L’affaire de Lang Son du 22 septembre 1940 : les Japonais veulent augmenter leur emprise sur l’Indochine (utilisation d’aérodromes, augmentation des effectifs stationnés, transit de troupes pour prendre à revers les Chinois), refus de la France, les Japonais passent en force, les forces françaises sont inéluctablement submergée, des morts ; il faut céder en partie aux exigences japonaises.
L’affaire du Siam (Thaïlande) : soutenue par le Japon, la Thaïlande revendique des enclaves le long du Mékong au Laos et au Cambodge. Decoux envoie ses modestes forces navales qui infligent une défaite à la marine siamoise à Koh Chang, le 17 janvier 1941. Intervention diplomatique du Japon, passivité des Anglo-Saxons, paradoxalement la France doit céder des bandes de territoires.
La guerre du Pacifique éclate avec le raid japonais sur Pearl Harbor du 7 décembre 1941. Par miracle les opérations militaires épargnent l’Indochine. Quatre années de statu quo précaire s’y écoulent. Après la reconquête des Philippines, les Américains visent le Japon, ils évitent Formose et l’Indochine mais néanmoins la bombardent. Les Japonais sont nerveux, le Gouvernement provisoire de la République française (GPRF) envoie des émissaires en Indochine pour organiser la résistance, sans tenir Decoux étroitement informé. Decoux se sent trahi, il n’a aucune considération pour ces apprentis, il méprise le général Mordant recruté sur place et qui « fait des fiches ». Il appelle à la prudence à tous les niveaux, car les moyens de la Résistance sont inexistants et les Japonais très informés, redoutables et nerveux, sentant la fin proche. Tokyo décide alors de neutraliser les forces françaises d’Indochine (60 000 hommes) en les assimilant, et donc d’attenter à sa souveraineté ; refus de Decoux qui, habituellement basé à Hanoï, se trouve à Saigon. Simulacre de négociation diplomatique, puis c’est le coup de force du 9 mars 1945. L’Indochine est désarmée, les militaires emprisonnés, après de nombreuses exactions par les Japonais et par les factions secrètes anti-françaises, éléments du futur Viet Minh. Decoux est prisonnier à Loc-Ninh, loin de Saigon. À quelques semaines de la capitulation du Japon, son œuvre s’écroule, et donc les chances de l’Indochine, selon lui par la maladresse du GPRF – (qui, incohérent, lui demande de proclamer la neutralité de l’Indochine en cas de débarquement américain).

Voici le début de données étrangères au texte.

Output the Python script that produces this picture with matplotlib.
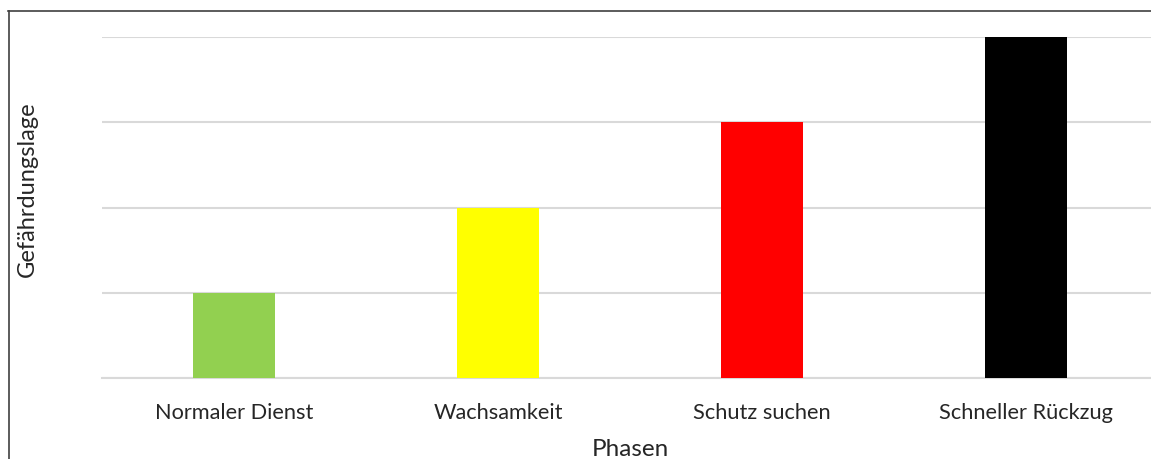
import matplotlib
matplotlib.use("Agg")
import matplotlib.pyplot as plt
from matplotlib.lines import Line2D

categories = ["Normaler Dienst", "Wachsamkeit", "Schutz suchen", "Schneller Rückzug"]
values = [1, 2, 3, 4]
colors = ["#92D050", "#FFFF00", "#FF0000", "#000000"]

plt.rcParams['font.family'] = ['Lato', 'DejaVu Sans']

W, H = 1151, 459
fig = plt.figure(figsize=(W / 100, H / 100), dpi=100)
left, right, top, bottom = 102, 1158, 37, 378
ax = fig.add_axes([left / W, (H - bottom) / H, (right - left) / W, (bottom - top) / H])

x = list(range(len(categories)))
ax.bar(x, values, width=0.31, color=colors, zorder=3)
ax.set_xlim(-0.5, len(categories) - 0.5)
ax.set_ylim(0, 4)
ax.set_yticks([0, 1, 2, 3, 4])
ax.set_yticklabels([])
ax.yaxis.grid(True, color="#D9D9D9", linewidth=1.5, zorder=0)
ax.tick_params(axis="y", length=0)
ax.tick_params(axis="x", length=0, pad=18, labelsize=15.7, labelcolor="#262626")
ax.set_xticks(x)
ax.set_xticklabels(categories)
for s in ["top", "right", "left"]:
    ax.spines[s].set_visible(False)
ax.spines["bottom"].set_color("#D9D9D9")
ax.spines["bottom"].set_linewidth(1.5)

fig.text(630 / W, (H - 449) / H, "Phasen", ha="center", va="center", fontsize=17.5, color="#262626")
fig.text(27 / W, (H - 189) / H, "Gefährdungslage", ha="center", va="center", rotation=90,
         fontsize=17, color="#262626")

fig.add_artist(Line2D([8.5 / W, 8.5 / W], [0, (H - 11) / H], transform=fig.transFigure,
                      color="#404040", linewidth=1.2))
fig.add_artist(Line2D([8 / W, 1], [(H - 11) / H, (H - 11) / H], transform=fig.transFigure,
                      color="#404040", linewidth=1.2))

fig.savefig("out.png", dpi=100, facecolor="white")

Il écrit plusieurs fois que l’Indochine n’était pas sous occupation japonaise, que la souveraineté française y était respectée, qu’il avait assuré l’équilibre politique, et préservé l’avenir. « Tout le mal, je le répète, découle du coup de force du 9 mars 1945 qui a créé une interruption dangereuse de la souveraineté française » (p. 484). Son inculpation, son retour, sont une blessure de l’injustice plus qu’une humiliation. (Médiocrité de d’Argenlieu(*) : lors de l’escale de Calcutta, l’amiral d’Argenlieu qui s’y trouve, en route pour l’Indochine où il est nommé Haut commissaire, émet une note de service ordonnant de consigner Decoux dans un hôtel « qu’il ne doit quitter sous aucun prétexte »).
À cause de la guerre, le gouvernorat de Decoux fut l’un des plus longs. La relation de son action nous convainc qu’il avait incontestablement l’envergure requise par ce poste – formule qu’il faudrait développer ; il avait en particulier une intelligence aiguë de « la colonie ». Patriote absolu, subjugué par l’Indochine, Decoux n’est cependant pas un visionnaire : à aucun moment il n’imagine l’Indochine affranchie de la tutelle de la France ; il est pour des réformes libérales – le pacte colonial est suranné – il faut créer une université, réformer la justice, promouvoir les indigènes… mais il ne définit aucun statut politique futur. Pour lui, les « intérêts légitimes de la France » sont immuables ; « la France a un mandat, si elle démissionnait de l’Indochine, elle aurait trahi sa mission et menti à son histoire, elle cesserait d’être une grande puissance et aurait mérité sa déchéance ».
Decoux incarna l’Indochine, et à cet égard, son livre est un classique, mais nous savons qu’ensuite ce fut « l’Indo ».
(*) Grâce à de Gaulle, Thierry d’Argenlieu, lieutenant de vaisseau de réserve à sa sortie du couvent en septembre 1939, fut promu amiral 5 étoiles en six ans. N’ayant rien compris aux effets de la guerre sur les aspirations des peuples colonisés, son action en Indochine sera catastrophique.